• _DIRECTIONS_
Restate the span of lines that starts with the line containing "Rebuild this chart" and ends with the line containing "Chart.register(...registerables);", word for word, including both, with nothing else.

• _RECORD EXCERPTS_
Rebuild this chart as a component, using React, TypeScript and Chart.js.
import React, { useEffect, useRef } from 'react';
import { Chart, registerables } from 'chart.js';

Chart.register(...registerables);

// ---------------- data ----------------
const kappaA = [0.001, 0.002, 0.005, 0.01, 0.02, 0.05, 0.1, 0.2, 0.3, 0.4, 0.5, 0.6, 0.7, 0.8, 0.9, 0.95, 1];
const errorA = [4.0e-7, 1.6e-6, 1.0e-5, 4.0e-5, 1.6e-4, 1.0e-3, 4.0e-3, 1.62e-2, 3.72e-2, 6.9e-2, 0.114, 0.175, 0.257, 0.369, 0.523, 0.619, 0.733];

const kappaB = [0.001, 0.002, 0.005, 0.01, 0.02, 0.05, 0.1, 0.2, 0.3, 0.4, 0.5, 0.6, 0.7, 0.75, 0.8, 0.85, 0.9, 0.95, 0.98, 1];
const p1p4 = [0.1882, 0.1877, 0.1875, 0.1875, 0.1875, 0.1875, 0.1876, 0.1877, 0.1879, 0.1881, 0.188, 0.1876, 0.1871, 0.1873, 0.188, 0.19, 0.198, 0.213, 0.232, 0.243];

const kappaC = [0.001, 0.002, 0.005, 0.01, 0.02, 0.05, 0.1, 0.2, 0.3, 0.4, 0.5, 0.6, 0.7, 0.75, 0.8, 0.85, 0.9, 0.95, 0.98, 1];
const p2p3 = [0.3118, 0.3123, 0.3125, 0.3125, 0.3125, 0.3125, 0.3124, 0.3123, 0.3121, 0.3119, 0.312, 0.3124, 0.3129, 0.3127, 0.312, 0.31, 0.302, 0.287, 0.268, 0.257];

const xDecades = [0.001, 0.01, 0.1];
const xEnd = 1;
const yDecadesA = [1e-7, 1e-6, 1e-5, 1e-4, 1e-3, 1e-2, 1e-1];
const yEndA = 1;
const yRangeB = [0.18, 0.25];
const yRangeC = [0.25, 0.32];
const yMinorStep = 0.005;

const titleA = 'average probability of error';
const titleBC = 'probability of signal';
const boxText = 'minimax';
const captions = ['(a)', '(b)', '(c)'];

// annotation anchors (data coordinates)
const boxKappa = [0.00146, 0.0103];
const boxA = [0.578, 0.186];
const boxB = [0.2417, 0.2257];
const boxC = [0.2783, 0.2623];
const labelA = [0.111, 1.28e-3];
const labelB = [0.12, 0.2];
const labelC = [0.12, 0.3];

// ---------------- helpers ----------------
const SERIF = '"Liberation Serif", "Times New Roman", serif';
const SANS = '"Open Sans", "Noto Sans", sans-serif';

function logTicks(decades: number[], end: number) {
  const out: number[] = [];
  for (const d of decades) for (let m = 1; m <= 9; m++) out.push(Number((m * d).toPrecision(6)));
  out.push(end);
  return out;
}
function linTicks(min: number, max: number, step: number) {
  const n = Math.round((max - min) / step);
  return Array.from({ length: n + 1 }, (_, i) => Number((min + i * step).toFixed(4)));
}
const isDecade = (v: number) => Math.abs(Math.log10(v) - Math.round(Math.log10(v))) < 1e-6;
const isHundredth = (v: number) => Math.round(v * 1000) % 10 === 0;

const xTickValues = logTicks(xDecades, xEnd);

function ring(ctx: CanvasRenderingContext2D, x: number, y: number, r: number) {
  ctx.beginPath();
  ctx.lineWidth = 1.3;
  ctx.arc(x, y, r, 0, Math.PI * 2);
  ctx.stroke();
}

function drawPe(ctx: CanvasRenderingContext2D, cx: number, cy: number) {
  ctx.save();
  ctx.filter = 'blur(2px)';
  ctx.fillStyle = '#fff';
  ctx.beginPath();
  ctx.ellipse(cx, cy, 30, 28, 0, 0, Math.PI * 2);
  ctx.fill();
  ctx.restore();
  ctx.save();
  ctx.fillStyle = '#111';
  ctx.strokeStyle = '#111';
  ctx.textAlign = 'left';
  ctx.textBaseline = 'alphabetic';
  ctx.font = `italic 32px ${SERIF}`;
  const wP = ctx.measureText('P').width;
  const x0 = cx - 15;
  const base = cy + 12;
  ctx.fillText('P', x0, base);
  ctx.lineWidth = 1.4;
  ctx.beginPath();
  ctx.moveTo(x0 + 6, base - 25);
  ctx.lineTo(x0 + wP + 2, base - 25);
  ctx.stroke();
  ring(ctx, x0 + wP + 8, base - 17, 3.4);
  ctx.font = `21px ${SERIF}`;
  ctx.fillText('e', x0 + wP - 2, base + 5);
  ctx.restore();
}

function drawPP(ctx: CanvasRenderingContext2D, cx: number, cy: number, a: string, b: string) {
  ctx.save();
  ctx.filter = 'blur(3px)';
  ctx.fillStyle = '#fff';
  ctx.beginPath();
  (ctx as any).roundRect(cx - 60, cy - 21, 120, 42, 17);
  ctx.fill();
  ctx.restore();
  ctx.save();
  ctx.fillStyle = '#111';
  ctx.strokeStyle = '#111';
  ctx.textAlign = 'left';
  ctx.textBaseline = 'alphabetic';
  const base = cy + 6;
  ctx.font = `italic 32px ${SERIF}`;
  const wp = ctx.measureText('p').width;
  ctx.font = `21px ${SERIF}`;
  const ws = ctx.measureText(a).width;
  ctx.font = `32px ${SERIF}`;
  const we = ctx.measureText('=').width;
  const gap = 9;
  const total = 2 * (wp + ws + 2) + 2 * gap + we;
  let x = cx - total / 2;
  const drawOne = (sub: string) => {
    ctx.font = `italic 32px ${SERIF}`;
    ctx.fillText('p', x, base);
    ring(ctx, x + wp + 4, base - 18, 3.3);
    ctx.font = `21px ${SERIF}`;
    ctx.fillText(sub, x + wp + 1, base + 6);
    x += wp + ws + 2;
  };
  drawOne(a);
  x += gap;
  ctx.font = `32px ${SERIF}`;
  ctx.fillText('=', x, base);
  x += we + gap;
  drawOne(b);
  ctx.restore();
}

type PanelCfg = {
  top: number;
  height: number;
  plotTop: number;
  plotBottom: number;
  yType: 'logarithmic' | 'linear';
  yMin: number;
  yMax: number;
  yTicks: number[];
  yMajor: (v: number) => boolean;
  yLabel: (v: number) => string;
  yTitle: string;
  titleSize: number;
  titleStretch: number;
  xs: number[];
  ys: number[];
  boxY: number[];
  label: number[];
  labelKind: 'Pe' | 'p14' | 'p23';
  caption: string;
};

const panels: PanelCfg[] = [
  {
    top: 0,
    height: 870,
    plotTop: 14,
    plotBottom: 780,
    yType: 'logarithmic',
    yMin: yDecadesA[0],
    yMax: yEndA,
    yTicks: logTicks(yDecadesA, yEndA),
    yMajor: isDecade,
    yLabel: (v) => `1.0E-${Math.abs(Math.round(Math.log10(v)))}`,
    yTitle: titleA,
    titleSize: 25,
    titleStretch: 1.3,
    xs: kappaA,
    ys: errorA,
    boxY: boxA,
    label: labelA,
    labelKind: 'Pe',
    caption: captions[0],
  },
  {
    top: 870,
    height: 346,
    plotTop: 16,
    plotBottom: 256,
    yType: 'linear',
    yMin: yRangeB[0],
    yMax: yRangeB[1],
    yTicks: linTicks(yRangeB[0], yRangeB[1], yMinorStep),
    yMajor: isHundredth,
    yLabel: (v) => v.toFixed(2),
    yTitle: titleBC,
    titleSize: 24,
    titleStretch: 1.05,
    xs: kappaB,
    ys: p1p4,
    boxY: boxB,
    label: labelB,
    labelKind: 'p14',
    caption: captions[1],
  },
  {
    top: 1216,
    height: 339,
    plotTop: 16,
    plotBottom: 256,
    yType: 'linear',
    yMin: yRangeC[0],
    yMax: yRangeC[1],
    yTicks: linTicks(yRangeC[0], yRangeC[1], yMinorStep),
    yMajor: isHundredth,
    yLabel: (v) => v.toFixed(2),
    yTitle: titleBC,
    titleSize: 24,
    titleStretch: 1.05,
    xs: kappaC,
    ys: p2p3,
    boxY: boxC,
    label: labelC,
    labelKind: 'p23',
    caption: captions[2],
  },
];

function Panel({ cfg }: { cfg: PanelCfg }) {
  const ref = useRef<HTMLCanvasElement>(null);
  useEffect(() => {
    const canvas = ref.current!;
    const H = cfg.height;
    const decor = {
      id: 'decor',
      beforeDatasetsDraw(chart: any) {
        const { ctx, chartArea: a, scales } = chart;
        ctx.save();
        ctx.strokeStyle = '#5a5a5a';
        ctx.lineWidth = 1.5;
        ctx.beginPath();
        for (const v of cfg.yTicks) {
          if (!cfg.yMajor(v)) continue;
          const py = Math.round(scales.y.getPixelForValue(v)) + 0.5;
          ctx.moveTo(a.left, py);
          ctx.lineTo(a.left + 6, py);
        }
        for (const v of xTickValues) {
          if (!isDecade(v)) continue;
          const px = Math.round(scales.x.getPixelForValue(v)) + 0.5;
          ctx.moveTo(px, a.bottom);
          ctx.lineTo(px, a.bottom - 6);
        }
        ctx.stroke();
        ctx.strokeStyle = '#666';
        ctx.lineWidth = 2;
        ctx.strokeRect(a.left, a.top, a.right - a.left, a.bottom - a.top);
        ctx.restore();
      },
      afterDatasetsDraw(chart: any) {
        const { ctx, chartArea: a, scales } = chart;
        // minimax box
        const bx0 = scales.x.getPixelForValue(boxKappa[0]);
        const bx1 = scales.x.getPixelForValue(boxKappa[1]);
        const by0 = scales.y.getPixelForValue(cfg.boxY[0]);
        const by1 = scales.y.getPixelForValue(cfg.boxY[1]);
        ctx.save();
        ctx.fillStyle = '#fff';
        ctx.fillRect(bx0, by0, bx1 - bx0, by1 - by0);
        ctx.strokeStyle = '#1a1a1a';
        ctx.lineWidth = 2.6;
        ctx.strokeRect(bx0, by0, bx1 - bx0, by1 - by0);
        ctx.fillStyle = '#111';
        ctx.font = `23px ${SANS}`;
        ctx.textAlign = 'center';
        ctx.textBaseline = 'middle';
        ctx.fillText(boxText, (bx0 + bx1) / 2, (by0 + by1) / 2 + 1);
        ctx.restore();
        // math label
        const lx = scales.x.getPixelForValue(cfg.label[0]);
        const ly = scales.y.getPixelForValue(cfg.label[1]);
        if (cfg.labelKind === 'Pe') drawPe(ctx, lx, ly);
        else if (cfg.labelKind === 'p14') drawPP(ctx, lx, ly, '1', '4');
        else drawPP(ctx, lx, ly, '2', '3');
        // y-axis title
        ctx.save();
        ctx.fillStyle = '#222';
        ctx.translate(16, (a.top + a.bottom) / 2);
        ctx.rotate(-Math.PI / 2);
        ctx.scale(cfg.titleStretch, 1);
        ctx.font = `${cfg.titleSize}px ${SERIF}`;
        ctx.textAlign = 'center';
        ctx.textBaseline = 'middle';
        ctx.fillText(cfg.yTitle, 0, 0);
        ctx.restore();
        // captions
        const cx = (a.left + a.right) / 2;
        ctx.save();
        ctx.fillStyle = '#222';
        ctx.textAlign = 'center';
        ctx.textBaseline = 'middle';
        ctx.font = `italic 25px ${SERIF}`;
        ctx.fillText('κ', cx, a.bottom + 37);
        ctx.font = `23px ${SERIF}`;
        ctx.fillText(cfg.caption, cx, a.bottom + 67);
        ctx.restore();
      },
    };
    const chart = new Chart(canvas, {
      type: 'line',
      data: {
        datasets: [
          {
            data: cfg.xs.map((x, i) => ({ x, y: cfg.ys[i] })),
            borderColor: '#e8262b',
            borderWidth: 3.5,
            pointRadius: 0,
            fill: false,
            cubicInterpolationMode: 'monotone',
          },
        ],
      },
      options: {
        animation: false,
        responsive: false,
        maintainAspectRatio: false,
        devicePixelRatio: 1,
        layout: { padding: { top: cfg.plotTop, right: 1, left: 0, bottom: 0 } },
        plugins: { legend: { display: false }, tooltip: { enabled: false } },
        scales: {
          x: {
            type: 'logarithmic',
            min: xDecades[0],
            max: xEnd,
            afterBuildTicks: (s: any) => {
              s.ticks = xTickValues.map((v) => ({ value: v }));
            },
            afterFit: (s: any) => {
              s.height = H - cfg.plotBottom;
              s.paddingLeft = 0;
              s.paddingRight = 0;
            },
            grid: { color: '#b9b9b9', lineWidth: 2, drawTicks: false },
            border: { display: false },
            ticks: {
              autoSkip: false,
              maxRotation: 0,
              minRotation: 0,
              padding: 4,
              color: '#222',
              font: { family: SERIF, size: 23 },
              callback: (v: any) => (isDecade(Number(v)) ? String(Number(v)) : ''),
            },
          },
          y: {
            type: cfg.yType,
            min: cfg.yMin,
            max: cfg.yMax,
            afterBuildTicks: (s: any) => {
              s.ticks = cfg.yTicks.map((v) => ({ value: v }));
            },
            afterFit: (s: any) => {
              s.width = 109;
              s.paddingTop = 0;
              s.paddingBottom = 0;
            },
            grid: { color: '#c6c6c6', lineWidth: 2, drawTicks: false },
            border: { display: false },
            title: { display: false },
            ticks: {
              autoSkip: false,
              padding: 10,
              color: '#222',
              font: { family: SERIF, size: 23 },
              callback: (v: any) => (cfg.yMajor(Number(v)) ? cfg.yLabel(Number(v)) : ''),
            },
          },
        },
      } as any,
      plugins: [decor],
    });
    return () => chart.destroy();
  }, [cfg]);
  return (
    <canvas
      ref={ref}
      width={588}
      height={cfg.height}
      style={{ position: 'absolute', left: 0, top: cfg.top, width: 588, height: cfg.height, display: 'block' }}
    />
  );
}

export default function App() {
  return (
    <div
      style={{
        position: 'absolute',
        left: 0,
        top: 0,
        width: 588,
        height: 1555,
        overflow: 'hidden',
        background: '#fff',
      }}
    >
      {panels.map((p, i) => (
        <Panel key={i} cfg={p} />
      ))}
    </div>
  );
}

--

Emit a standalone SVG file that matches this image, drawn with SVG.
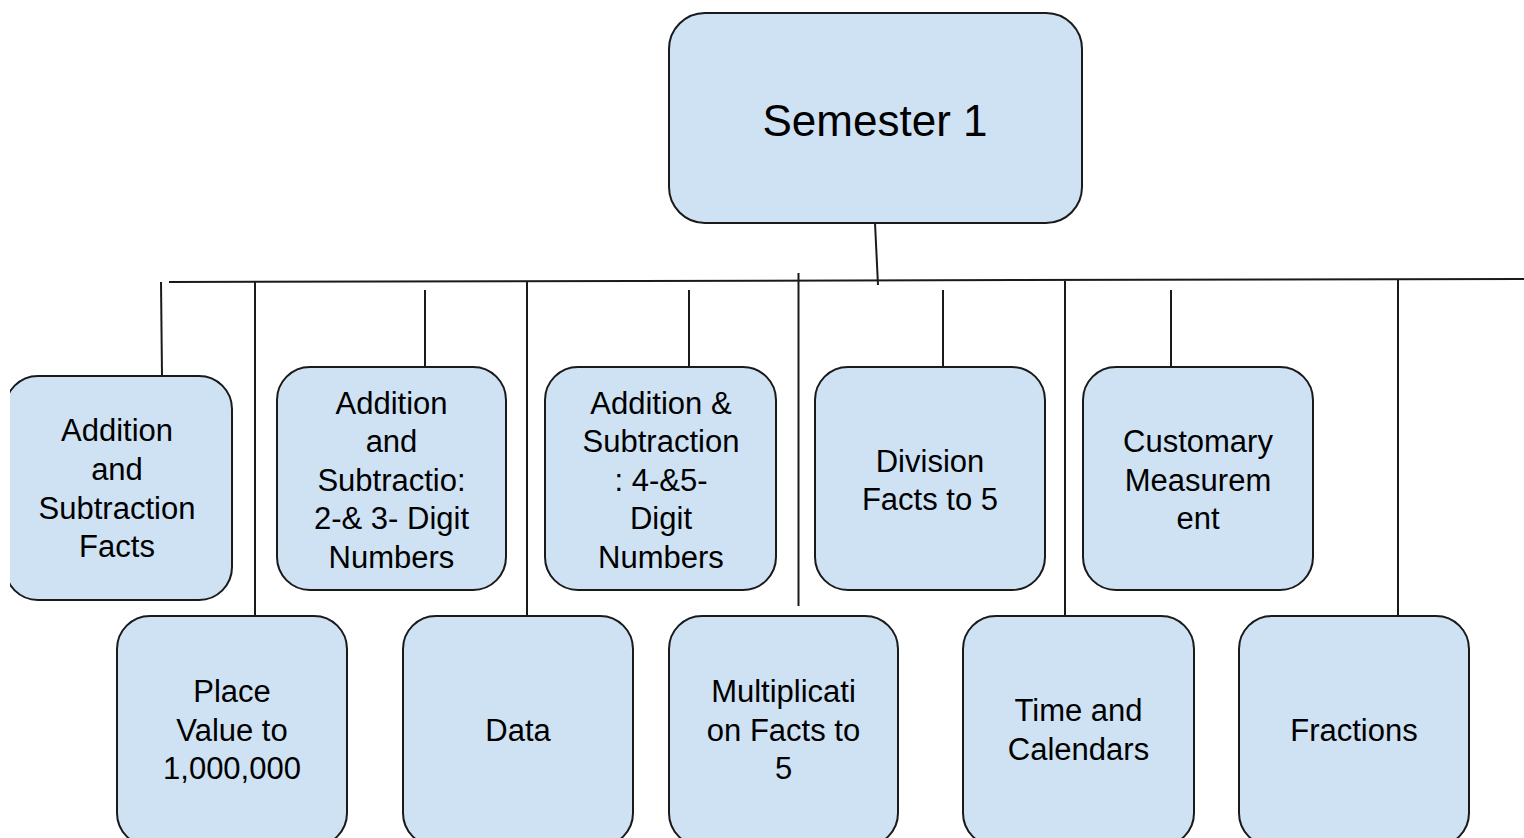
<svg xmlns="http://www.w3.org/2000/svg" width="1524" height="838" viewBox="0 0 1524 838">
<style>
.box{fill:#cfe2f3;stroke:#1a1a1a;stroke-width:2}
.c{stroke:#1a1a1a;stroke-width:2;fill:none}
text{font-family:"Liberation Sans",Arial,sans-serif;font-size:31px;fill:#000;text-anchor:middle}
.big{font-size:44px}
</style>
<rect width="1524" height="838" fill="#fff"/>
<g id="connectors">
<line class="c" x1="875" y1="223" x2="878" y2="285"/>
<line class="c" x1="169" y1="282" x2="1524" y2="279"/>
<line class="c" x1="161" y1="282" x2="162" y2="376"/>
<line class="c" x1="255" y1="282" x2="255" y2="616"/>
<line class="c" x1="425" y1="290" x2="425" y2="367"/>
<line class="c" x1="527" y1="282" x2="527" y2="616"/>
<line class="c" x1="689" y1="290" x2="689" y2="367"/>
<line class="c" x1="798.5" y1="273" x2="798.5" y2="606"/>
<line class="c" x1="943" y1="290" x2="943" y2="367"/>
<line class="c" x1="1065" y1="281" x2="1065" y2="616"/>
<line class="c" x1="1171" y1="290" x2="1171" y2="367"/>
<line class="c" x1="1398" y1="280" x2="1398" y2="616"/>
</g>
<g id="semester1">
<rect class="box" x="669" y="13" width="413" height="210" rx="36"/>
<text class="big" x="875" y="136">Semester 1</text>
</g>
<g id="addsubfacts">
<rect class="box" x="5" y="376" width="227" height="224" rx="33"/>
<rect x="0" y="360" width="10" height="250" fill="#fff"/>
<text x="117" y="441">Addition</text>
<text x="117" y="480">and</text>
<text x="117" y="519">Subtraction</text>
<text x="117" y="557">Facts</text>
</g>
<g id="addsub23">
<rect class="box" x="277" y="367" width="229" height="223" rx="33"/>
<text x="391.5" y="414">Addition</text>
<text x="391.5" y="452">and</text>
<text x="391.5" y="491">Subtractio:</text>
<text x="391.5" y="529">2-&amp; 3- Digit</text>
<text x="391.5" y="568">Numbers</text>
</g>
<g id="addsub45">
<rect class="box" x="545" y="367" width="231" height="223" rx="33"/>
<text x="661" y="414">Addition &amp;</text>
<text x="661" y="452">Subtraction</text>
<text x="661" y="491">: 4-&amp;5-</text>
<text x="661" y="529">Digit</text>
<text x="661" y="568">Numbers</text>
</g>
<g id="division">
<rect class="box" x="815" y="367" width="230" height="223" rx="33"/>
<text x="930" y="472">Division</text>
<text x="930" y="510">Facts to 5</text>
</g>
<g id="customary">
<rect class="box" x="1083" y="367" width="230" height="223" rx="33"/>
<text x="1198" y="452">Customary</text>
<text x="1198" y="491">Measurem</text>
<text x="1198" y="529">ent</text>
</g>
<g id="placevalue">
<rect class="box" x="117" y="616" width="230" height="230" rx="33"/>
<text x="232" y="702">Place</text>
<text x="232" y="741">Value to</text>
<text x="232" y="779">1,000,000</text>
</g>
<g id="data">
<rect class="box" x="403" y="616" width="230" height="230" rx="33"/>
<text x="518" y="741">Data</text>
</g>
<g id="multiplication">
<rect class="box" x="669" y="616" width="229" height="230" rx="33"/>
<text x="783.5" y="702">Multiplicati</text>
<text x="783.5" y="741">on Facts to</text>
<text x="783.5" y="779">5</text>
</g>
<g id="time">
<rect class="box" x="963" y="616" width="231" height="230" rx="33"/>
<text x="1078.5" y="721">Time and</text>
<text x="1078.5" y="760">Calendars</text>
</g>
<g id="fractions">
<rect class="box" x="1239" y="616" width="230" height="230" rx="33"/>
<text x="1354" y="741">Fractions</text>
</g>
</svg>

• _OUTPUT FOR THIS TASK_
Rebuild this chart as a component, using React, TypeScript and Chart.js.
import React, { useEffect, useRef } from 'react';
import { Chart, registerables } from 'chart.js';

Chart.register(...registerables);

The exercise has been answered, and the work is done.